Offshore, where space and weight requirements can be tight, the treatment chain usually involves hydrocyclones, which remove the bulk of the oil from the water, followed by compact flotation units and filtration systems.
Hydrocyclones have been used in the North Sea for decades, but are relatively new to the Gulf of Mexico.
Hydrocyclones have been used in the North Sea for decades, but are relatively new to the Gulf of Mexico.
“As production migrated into deeper waters and to floating production, the technology had to change,” Sabey says.
Systems installed on floating production units must be designed to cope with the additional challenge of wave motion, explains Remko Westra, product manager for FMC Technologies’ separation systems business.
Certain technologies must be adapted for use on FPSOs, “for example, large separators and degasser vessels, which are affected by wave motion and must be designed to mitigate that motion”, he says.
“Other components like hydrocyclones are not influenced by motion. They have limits, though, so we have to look at other technologies.”
As reservoirs are depleted, operators may see water cuts increase to levels far beyond what an existing treatment system was designed to handle, says Mark Wolf, a board member for the Produced Water Society and product line manager for process equipment at NOV.
This can leave operators in a position of having to bolt on additional produced water treatment capacity.
Recent technology development has produced a number of compact “in-line” technologies for gas-liquid separation, oil-water separation and sand removal.
The equipment has proved useful in retrofit projects, where production systems must be updated to deal with changing fluid characteristics.
“We are developing some ideas in-house that look at facilities with bottlenecks, when more water is coming up and existing production facilities are stretched to the limits,” says Paul Verbeek, FMC Technology’s technology manager in the separations systems division.
New thinking Produced water has garnered more attention in recent years, amid tighter environmental regulations for discharged water and an increasing emphasis on enhanced oil recovery.
The trend should continue as more floating production units are deployed in heavy oil fields that require artificial lift, says Jeroen Bergman, product manager for separation technologies at Frames.
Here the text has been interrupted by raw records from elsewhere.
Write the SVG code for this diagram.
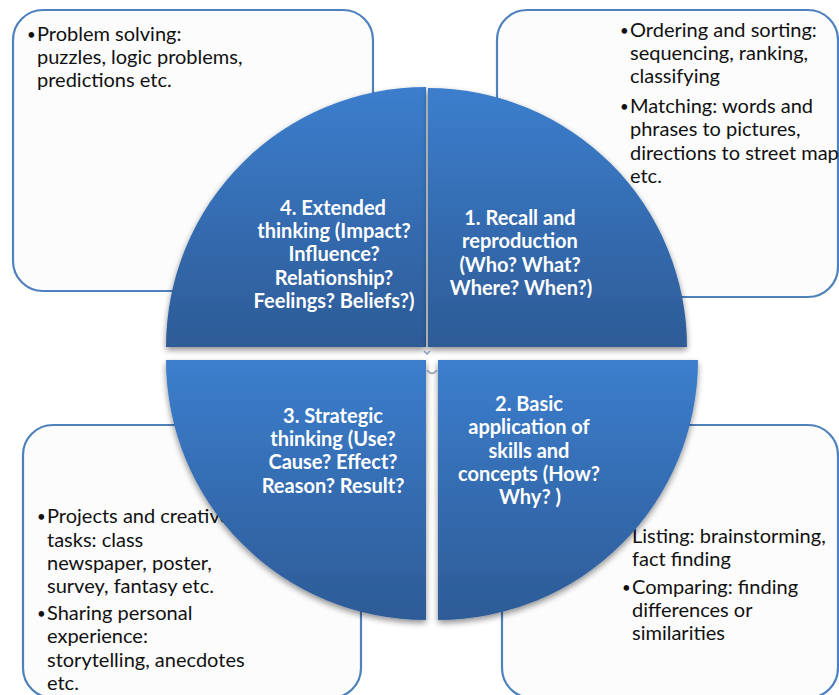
<svg xmlns="http://www.w3.org/2000/svg" width="839" height="695" viewBox="0 0 839 695">
<defs>
<linearGradient id="qg" x1="0" y1="0" x2="0" y2="1">
<stop offset="0" stop-color="#3c7ecd"/>
<stop offset="1" stop-color="#2d5b96"/>
</linearGradient>
<filter id="sh" x="-10%" y="-10%" width="120%" height="125%">
<feGaussianBlur in="SourceAlpha" stdDeviation="3"/>
<feOffset dx="0" dy="3" result="b"/>
<feComponentTransfer><feFuncA type="linear" slope="0.45"/></feComponentTransfer>
<feMerge><feMergeNode/><feMergeNode in="SourceGraphic"/></feMerge>
</filter>
</defs>
<style>
.box{fill:#fcfcfc;stroke:#4f81bd;stroke-width:2.2}
.q{fill:url(#qg);filter:url(#sh)}
.bt{font-family:Lato,"Liberation Sans",sans-serif;font-size:20px;fill:#111}
.bu{font-family:Lato,"Liberation Sans",sans-serif;font-size:15px;fill:#111}
.qt{font-family:Lato,"Liberation Sans",sans-serif;font-size:20px;font-weight:bold;fill:#fff;text-anchor:middle}
.mark{fill:none;stroke:#8d9cb8;stroke-width:1.5}
</style>
<rect width="839" height="695" fill="#ffffff"/>
<g id="box-tl">
<rect class="box" x="13" y="10" width="360" height="281" rx="30"/>
<text class="bu" x="27" y="40">•</text>
<text class="bt" x="37" y="41">Problem solving:</text>
<text class="bt" x="37" y="64">puzzles, logic problems,</text>
<text class="bt" x="37" y="87">predictions etc.</text>
</g>
<g id="box-tr">
<rect class="box" x="497" y="10" width="341" height="287" rx="30"/>
<text class="bu" x="620" y="36">•</text>
<text class="bt" x="630" y="37">Ordering and sorting:</text>
<text class="bt" x="630" y="60">sequencing, ranking,</text>
<text class="bt" x="630" y="83">classifying</text>
<text class="bu" x="620" y="112">•</text>
<text class="bt" x="630" y="113">Matching: words and</text>
<text class="bt" x="630" y="136">phrases to pictures,</text>
<text class="bt" x="630" y="160">directions to street map</text>
<text class="bt" x="630" y="183">etc.</text>
</g>
<g id="box-bl">
<rect class="box" x="23" y="425" width="338" height="273" rx="30"/>
<text class="bu" x="37" y="522">•</text>
<text class="bt" x="47" y="523">Projects and creative</text>
<text class="bt" x="47" y="547">tasks: class</text>
<text class="bt" x="47" y="570">newspaper, poster,</text>
<text class="bt" x="47" y="593">survey, fantasy etc.</text>
<text class="bu" x="37" y="619">•</text>
<text class="bt" x="47" y="620">Sharing personal</text>
<text class="bt" x="47" y="643">experience:</text>
<text class="bt" x="47" y="667">storytelling, anecdotes</text>
<text class="bt" x="47" y="690">etc.</text>
</g>
<g id="box-br">
<rect class="box" x="502" y="425" width="336" height="273" rx="30"/>
<text class="bu" x="618" y="542">•</text>
<text class="bt" x="632" y="543">Listing: brainstorming,</text>
<text class="bt" x="632" y="566">fact finding</text>
<text class="bu" x="622" y="593">•</text>
<text class="bt" x="632" y="594">Comparing: finding</text>
<text class="bt" x="632" y="617">differences or</text>
<text class="bt" x="632" y="640">similarities</text>
</g>
<g id="q4">
<path class="q" d="M426,347 L166,347 A260,260 0 0 1 426,87 Z"/>
<text class="qt" x="333" y="215">4. Extended</text>
<text class="qt" x="334" y="238">thinking (Impact?</text>
<text class="qt" x="334" y="261">Influence?</text>
<text class="qt" x="334" y="285">Relationship?</text>
<text class="qt" x="334" y="308">Feelings? Beliefs?)</text>
</g>
<g id="q1">
<path class="q" d="M428,347 L428,88 A259,259 0 0 1 687,347 Z"/>
<text class="qt" x="520" y="225">1. Recall and</text>
<text class="qt" x="520" y="248">reproduction</text>
<text class="qt" x="520" y="272">(Who? What?</text>
<text class="qt" x="521" y="295">Where? When?)</text>
</g>
<g id="q3">
<path class="q" d="M426,360 L426,620 A260,260 0 0 1 166,360 Z"/>
<text class="qt" x="333" y="423">3. Strategic</text>
<text class="qt" x="333" y="446">thinking (Use?</text>
<text class="qt" x="333" y="469">Cause? Effect?</text>
<text class="qt" x="333" y="493">Reason? Result?</text>
</g>
<g id="q2">
<path class="q" d="M438,360 L698,360 A260,260 0 0 1 438,620 Z"/>
<text class="qt" x="529" y="411">2. Basic</text>
<text class="qt" x="529" y="434">application of</text>
<text class="qt" x="529" y="458">skills and</text>
<text class="qt" x="529" y="481">concepts (How?</text>
<text class="qt" x="530" y="504">Why? )</text>
</g>
<g id="connectors">
<path class="mark" d="M424,351 L427,354 L430,351"/>
<path class="mark" d="M427,370 Q432,377 437,370"/>
</g>
</svg>
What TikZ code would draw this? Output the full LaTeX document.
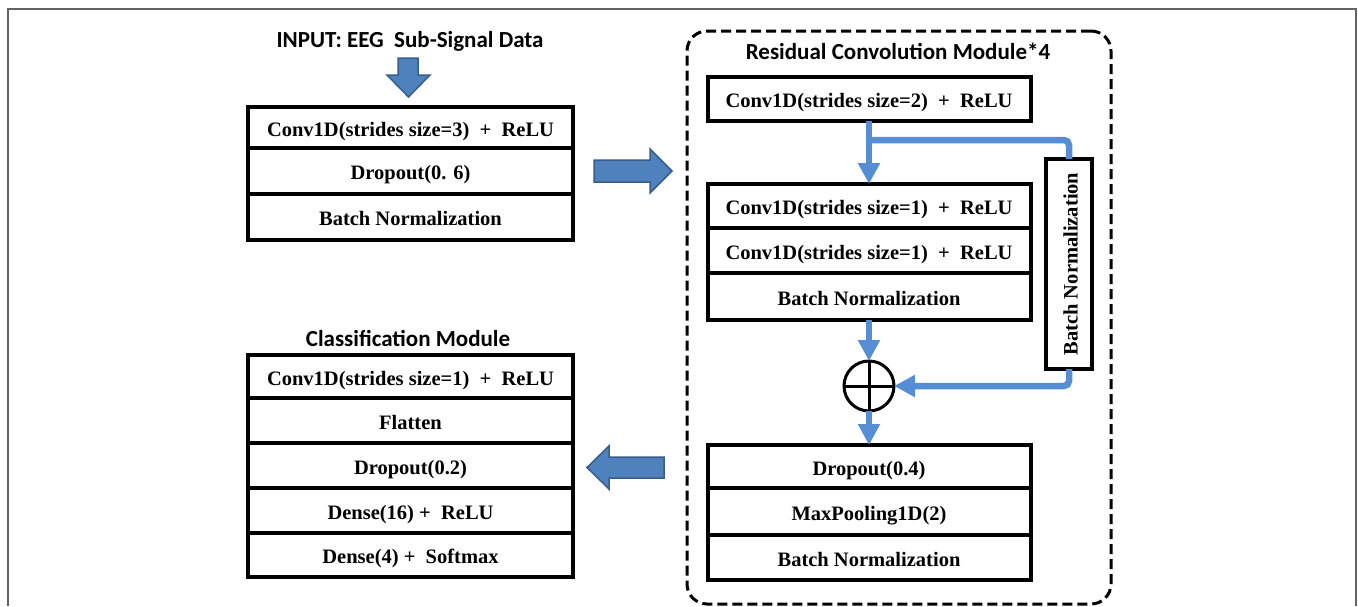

The company recently delivered a produced water treatment system to Bumi Armada for the floating production, storage and offloading vessel bound for EnQuest’s Kraken project in the UK North Sea.
The $6 billion heavy oil development is targeting first production in 2017, with anticipated oil output of about 50,000 barrels per day.
The associated produced water, about 450,000 bpd, will be channelled to a treatment system consisting of four skids weighing a total of 420 tonnes. A portion of the treated water will be re-injected under the oil layer in the reservoir, and the rest used to power the hydraulic submersible pumps that will provide artificial lift.
“The challenge we faced was indeed a heavy oil application, which we see could be a trend in the future,” Bergman says.
“The easy oilfields have been produced. So we see an increasing number of inquiries into this type of fluid — in this case, very heavy oil, and also oil containing solids.”
In projects where produced water is to be discharged, operators tend to seek the least costly treatment option to process fluids that do not generate revenue, he says. “In this case, however, the produced water is an essential part of the production. We are actually pushing the oil by reinjection and lifting the oil by means of the HSP,” says Bergman.
Many experts in the field welcome a more favourable attitude toward produced water.
“The oil industry needs to cherish water more,” says Water Standard chief technology officer Lisa Henthorne. “They need to value it and respect it. It’s not just a waste product. It’s a resource that makes it possible to produce that oil.”